Results: Low MRD levels during and after therapy were associated with longer progression-free survival (PFS) and overall survival (OS; P < .0001). Median PFS is estimated at 68.7, 40.5, and 15.4 months for low, intermediate, and high MRD levels, respectively, when assessed 2 months after therapy. Compared with patients with low MRD, greater risks of disease progression were associated with intermediate and high MRD levels (hazard ratios, 2.49 and 14.7, respectively; both P < .0001). Median OS was 48.4 months in patients with high MRD and was not reached for lower MRD levels.
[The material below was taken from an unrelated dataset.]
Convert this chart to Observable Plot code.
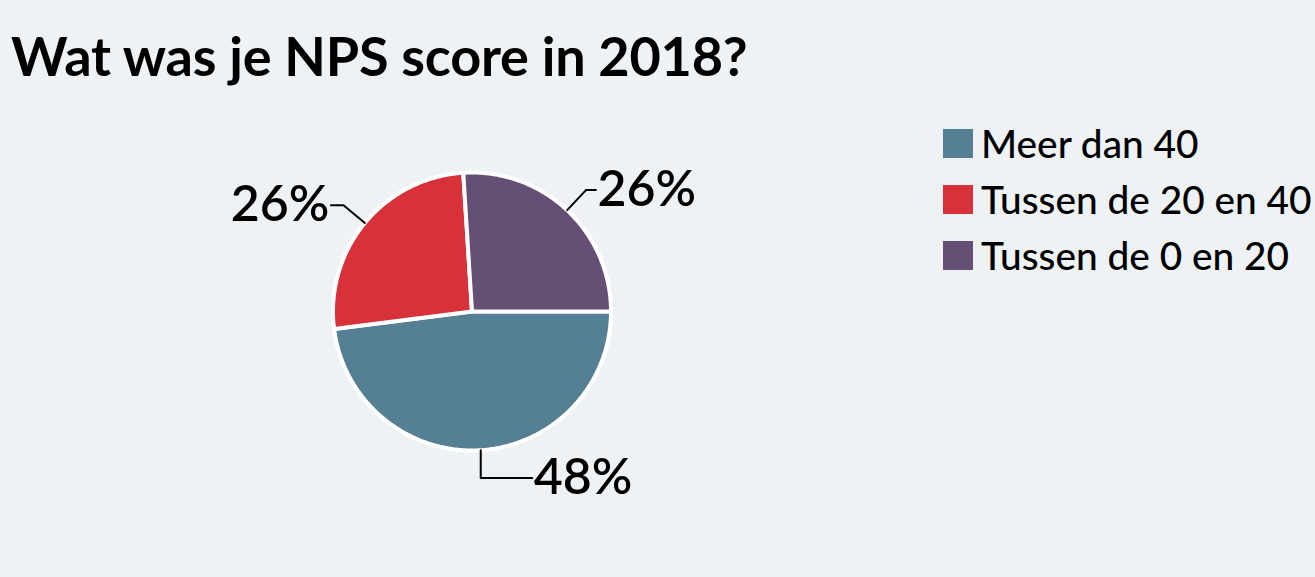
<!DOCTYPE html>
<html>
<head>
<meta charset="utf-8">
<script src="https://cdn.jsdelivr.net/npm/d3@7"></script>
<script src="https://cdn.jsdelivr.net/npm/@observablehq/plot@0.6"></script>
<style>
  html, body { margin: 0; padding: 0; background: #eef2f5; }
  body { width: 1315px; height: 577px; position: relative; overflow: hidden; font-family: Lato, sans-serif; }
  #title { position: absolute; left: 11px; top: 29px; margin: 0; font: bold 54px Lato, sans-serif; color: #000; line-height: 1; letter-spacing: -0.2px; }
  #chart { position: absolute; left: 0; top: 100px; }
  #legend { position: absolute; left: 943px; top: 115px; }
  .row { display: flex; align-items: center; height: 56px; font: 500 38.8px Lato, sans-serif; color: #000; }
  .sw { width: 30px; height: 29px; margin-right: 8px; flex: none; }
</style>
</head>
<body>
<h1 id="title">Wat was je NPS score in 2018?</h1>
<div id="chart"></div>
<div id="legend"></div>
<script>
// ---- data ----
const categories = ["Meer dan 40", "Tussen de 20 en 40", "Tussen de 0 en 20"];
const values = [48, 26, 26];
const colors = ["#557f92", "#d73139", "#654f75"];

// ---- layout (not data) ----
const cx = 471.5, cy = 211, r = 139;
const startAngle = Math.PI / 2;          // slices start at 3 o'clock, clockwise
const elbowR = 1.2;                      // elbow radius in unit-circle terms
const hLen = [0.37, 0.09, 0.07];        // horizontal leader length per label

const total = d3.sum(values);
let acc = startAngle;
const slices = categories.map((c, i) => {
  const a0 = acc, a1 = acc + values[i] / total * 2 * Math.PI;
  acc = a1;
  return {cat: c, value: values[i], a0, a1, mid: (a0 + a1) / 2, i};
});

// angle measured clockwise from top: x = sin(a), y = cos(a) (y up)
const pt = (a, rr) => [Math.sin(a) * rr, Math.cos(a) * rr];

const slicePts = [];
for (const s of slices) {
  slicePts.push({cat: s.cat, x: 0, y: 0});
  const n = Math.max(2, Math.ceil((s.a1 - s.a0) / 0.01));
  for (let k = 0; k <= n; k++) {
    const a = s.a0 + (s.a1 - s.a0) * k / n;
    const [x, y] = pt(a, 1);
    slicePts.push({cat: s.cat, x, y});
  }
}

const leaderPts = [];
const labels = [];
for (const s of slices) {
  const [x0, y0] = pt(s.mid, 1.0);
  let [x1, y1] = pt(s.mid, elbowR);
  const right = Math.sin(s.mid) >= 0;
  if (Math.abs(Math.sin(s.mid)) < 0.15) { x1 = x0; }  // near-bottom: vertical drop
  const x2 = x1 + (right ? 1 : -1) * hLen[s.i];
  leaderPts.push({k: s.cat, x: x0, y: y0}, {k: s.cat, x: x1, y: y1}, {k: s.cat, x: x2, y: y1});
  labels.push({x: x2 + (right ? 0.012 : -0.012), y: y1, text: s.value + "%", anchor: right ? "start" : "end"});
}

const plot = Plot.plot({
  width: 1315,
  height: 477,
  margin: 0,
  style: {background: "transparent", overflow: "visible"},
  x: {domain: [-1, 1], range: [cx - r, cx + r], axis: null},
  y: {domain: [-1, 1], range: [cy + r, cy - r], axis: null},
  color: {domain: categories, range: colors},
  marks: [
    Plot.line(slicePts, {x: "x", y: "y", z: "cat", fill: "cat", stroke: "white", strokeWidth: 4, curve: "linear-closed", strokeLinejoin: "round"}),
    Plot.line(leaderPts, {x: "x", y: "y", z: "k", stroke: "#000", strokeWidth: 2}),
    Plot.text(labels.filter(d => d.anchor === "start"), {x: "x", y: "y", text: "text", textAnchor: "start", lineAnchor: "middle", fontSize: 50, fontWeight: 600, fill: "#000", fontFamily: "Lato"}),
    Plot.text(labels.filter(d => d.anchor === "end"), {x: "x", y: "y", text: "text", textAnchor: "end", lineAnchor: "middle", fontSize: 50, fontWeight: 600, fill: "#000", fontFamily: "Lato"})
  ]
});
document.getElementById("chart").appendChild(plot);

const colorScale = plot.scale("color");
const legend = document.getElementById("legend");
for (const c of categories) {
  const row = document.createElement("div");
  row.className = "row";
  const sw = document.createElement("div");
  sw.className = "sw";
  sw.style.background = colorScale.apply(c);
  const t = document.createElement("span");
  t.textContent = c;
  row.appendChild(sw); row.appendChild(t);
  legend.appendChild(row);
}
</script>
</body>
</html>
MRD remained predictive for OS and PFS in multivariate analyses that included the most important pretherapeutic risk markers in CLL. PFS and OS did not differ between treatment arms within each MRD category. However, FCR induced low MRD levels more frequently than FC.
Conclusion: MRD levels independently predict OS and PFS in CLL. Therefore, MRD quantification might serve as a surrogate marker to assess treatment efficacy in randomized trials before clinical end points can be evaluated.